TELUS, who acquired Public Mobile last fall, has announced that they will be shutting down the network and moving the existing subscriber base onto their main network. This had been mentioned at the time of acquisition, but the specific guidelines were officially made public today - completion of the move is expected to be done by end of August.
The move is not jiving well with current Public Mobile customers - not only will they be forced to upgrade their handsets to something compatible with the new network, but their plans will eventually be discontinued and they will be forced to opt for a more expensive TELUS plan. For a company that catered to low-income Canadians, we can see why they would be angered by the switch.
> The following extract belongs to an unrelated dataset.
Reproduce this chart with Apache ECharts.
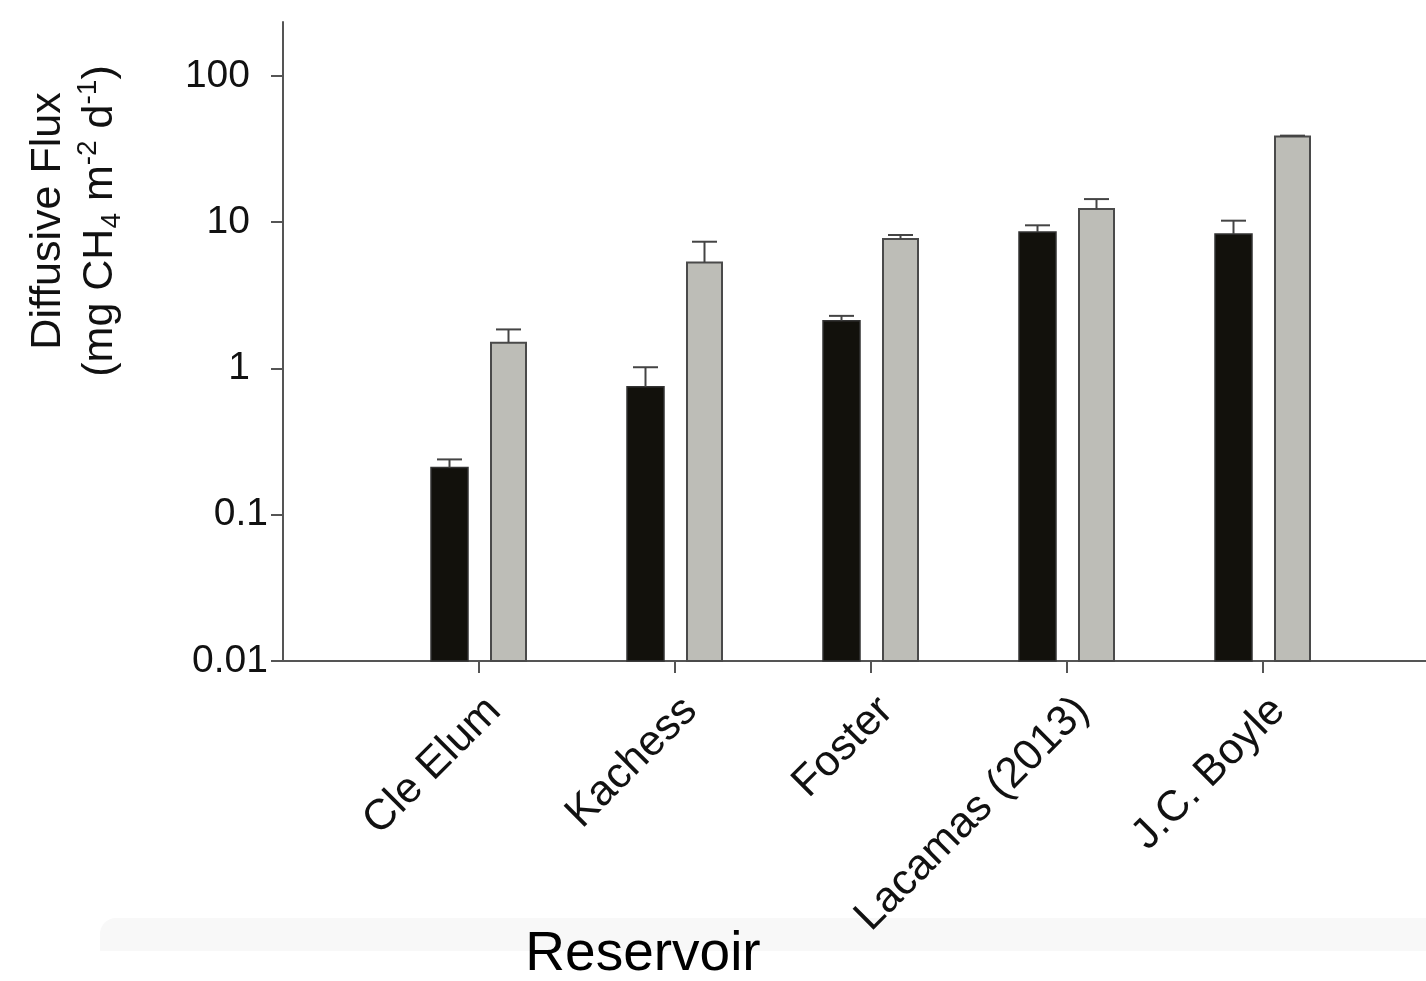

TELUS cites economic viability, saying that the Public Mobile network is small and outdated (which is technically true - the Public Mobile network operates on older CDMA technology). Moving them to their national 4G network will help to ensure continued profitability on their part - having 250K+ new phones sales isn't going to hurt them either.
Current customers will be offered at least one month of free service and discounts on smartphones, and the $19 Talk & Text plan will remain in place until the end of the year. That will leave a struggling Mobilicity and WIND as the only new entrants to move to - but unfortunately for Montreal customers, neither operates in Quebec.
We knew since the buyout that this would eventually happen. The arrival of Koodo phones at Public Mobile stores this week confirmed the inevitable change had begun.
Public Mobile's life was short-lived - they formed in 2008 when they purchased their spectrum license for $52M (over an area that covers 19 million Canadians), launched their mobile network in Toronto and Montreal in 2010, and were acquired by TELUS in 2013.